+++ MATERIAL PROVIDED +++

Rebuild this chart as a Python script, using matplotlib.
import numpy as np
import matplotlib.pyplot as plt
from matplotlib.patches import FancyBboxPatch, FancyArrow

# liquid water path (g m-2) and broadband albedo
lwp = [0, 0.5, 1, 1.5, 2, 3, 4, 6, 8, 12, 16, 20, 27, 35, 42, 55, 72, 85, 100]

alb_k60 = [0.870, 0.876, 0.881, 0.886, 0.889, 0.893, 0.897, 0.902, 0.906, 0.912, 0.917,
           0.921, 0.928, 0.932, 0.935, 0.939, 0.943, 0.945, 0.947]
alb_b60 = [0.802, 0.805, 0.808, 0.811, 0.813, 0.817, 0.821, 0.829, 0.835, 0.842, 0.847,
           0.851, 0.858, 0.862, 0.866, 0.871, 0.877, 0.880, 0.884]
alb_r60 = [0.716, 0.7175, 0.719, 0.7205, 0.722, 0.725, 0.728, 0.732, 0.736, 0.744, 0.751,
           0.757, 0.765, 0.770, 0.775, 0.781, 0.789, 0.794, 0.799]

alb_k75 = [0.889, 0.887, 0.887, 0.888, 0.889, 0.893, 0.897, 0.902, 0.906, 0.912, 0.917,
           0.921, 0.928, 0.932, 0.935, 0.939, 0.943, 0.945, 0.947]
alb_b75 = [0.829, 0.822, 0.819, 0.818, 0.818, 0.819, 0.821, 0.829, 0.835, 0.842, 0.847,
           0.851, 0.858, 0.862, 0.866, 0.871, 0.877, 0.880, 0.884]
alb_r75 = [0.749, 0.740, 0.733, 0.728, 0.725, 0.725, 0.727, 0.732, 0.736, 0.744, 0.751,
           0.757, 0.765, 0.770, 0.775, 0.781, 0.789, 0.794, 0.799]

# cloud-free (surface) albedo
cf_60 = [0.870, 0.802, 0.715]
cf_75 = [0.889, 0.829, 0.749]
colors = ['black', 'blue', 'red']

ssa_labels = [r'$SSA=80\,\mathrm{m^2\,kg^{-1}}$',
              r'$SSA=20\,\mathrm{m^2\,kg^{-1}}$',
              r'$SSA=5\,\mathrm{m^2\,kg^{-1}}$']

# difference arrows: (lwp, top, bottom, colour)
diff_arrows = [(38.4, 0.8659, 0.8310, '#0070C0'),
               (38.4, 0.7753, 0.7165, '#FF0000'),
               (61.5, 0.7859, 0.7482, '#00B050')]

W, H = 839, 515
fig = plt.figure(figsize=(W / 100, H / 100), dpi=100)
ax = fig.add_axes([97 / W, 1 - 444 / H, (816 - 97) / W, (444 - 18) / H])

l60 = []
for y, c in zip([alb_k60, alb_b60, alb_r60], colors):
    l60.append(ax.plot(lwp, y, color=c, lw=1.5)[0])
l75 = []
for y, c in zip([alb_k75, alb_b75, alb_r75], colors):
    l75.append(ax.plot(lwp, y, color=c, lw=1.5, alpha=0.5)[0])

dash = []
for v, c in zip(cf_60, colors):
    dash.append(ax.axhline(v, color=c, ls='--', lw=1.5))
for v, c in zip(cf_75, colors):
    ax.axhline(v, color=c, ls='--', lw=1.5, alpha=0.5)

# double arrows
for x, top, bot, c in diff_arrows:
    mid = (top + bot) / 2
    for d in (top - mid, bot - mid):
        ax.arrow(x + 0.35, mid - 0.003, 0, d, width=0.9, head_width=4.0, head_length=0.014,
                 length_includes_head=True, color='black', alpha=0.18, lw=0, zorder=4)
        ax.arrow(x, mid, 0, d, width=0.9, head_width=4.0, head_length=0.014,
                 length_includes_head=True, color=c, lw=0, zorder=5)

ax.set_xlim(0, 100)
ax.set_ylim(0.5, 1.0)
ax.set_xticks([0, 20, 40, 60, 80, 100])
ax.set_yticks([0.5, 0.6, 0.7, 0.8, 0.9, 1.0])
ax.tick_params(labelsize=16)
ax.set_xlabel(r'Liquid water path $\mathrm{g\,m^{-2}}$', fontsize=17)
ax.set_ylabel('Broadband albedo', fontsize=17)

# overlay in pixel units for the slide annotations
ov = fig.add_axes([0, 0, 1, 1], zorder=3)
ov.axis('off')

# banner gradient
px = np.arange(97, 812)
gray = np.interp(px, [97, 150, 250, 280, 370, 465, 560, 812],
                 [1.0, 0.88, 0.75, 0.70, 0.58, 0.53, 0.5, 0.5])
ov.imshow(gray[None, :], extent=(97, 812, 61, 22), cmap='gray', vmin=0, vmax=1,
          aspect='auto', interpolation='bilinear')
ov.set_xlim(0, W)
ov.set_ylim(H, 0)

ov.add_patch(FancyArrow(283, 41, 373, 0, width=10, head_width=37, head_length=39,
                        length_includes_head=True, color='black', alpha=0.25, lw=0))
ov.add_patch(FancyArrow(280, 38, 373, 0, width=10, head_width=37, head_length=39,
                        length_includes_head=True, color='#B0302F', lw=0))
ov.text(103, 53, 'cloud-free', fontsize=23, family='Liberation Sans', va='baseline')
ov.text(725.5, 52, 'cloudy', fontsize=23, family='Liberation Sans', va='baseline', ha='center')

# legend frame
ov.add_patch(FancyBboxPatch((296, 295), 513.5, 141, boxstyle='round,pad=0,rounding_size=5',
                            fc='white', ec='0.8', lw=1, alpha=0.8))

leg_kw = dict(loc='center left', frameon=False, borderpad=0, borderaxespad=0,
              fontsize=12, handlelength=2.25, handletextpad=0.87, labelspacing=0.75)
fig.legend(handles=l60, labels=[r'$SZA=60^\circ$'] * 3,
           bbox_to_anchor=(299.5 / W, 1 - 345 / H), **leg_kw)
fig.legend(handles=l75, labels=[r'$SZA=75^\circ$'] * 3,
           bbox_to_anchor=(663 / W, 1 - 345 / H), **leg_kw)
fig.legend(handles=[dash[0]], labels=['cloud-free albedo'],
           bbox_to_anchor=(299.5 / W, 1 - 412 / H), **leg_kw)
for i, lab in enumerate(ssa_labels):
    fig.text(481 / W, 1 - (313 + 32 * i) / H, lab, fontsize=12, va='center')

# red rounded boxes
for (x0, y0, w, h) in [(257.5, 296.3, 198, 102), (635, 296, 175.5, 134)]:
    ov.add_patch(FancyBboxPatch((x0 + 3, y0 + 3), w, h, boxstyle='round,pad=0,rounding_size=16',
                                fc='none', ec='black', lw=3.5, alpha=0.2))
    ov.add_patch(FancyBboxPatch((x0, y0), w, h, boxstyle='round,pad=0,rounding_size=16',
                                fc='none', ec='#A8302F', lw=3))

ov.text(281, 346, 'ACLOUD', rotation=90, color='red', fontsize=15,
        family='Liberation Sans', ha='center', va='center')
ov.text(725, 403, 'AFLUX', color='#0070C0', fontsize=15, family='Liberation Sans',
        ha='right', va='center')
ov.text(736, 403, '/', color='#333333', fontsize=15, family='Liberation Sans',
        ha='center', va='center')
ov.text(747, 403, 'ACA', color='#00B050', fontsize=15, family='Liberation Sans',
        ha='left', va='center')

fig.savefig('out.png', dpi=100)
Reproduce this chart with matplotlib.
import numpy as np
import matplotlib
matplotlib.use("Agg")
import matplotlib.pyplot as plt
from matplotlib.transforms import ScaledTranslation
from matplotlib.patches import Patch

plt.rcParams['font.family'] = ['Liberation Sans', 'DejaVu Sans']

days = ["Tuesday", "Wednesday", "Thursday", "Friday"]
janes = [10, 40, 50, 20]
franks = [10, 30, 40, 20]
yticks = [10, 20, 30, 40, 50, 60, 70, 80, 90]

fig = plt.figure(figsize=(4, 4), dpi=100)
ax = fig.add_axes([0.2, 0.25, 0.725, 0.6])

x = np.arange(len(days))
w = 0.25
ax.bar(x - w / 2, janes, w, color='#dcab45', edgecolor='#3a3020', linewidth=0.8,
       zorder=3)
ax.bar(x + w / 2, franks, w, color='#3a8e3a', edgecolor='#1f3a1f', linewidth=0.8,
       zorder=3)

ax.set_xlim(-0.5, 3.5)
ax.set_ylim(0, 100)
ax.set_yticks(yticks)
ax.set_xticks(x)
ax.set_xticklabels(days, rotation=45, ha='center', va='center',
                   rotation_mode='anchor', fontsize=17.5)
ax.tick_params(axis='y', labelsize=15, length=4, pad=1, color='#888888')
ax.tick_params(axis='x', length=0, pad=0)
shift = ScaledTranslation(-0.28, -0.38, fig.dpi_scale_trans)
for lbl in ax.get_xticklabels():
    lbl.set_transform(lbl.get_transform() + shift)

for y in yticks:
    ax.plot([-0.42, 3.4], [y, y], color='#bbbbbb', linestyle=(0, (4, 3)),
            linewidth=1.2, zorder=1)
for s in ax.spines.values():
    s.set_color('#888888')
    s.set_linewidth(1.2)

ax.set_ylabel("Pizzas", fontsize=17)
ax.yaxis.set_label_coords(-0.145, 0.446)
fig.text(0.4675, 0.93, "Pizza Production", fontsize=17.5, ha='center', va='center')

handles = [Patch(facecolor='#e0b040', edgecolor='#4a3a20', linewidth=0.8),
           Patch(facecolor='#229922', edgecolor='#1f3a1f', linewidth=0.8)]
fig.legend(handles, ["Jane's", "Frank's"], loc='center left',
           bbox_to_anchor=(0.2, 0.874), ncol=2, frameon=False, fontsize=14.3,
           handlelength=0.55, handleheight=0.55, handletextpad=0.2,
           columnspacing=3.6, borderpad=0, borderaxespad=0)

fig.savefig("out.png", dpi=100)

+++

### [THE EXERCISE]
Scan the listing above for the word "chart" and show each line where it is found.

### [TASK OUTPUT]
Rebuild this chart as a Python script, using matplotlib.
Reproduce this chart with matplotlib.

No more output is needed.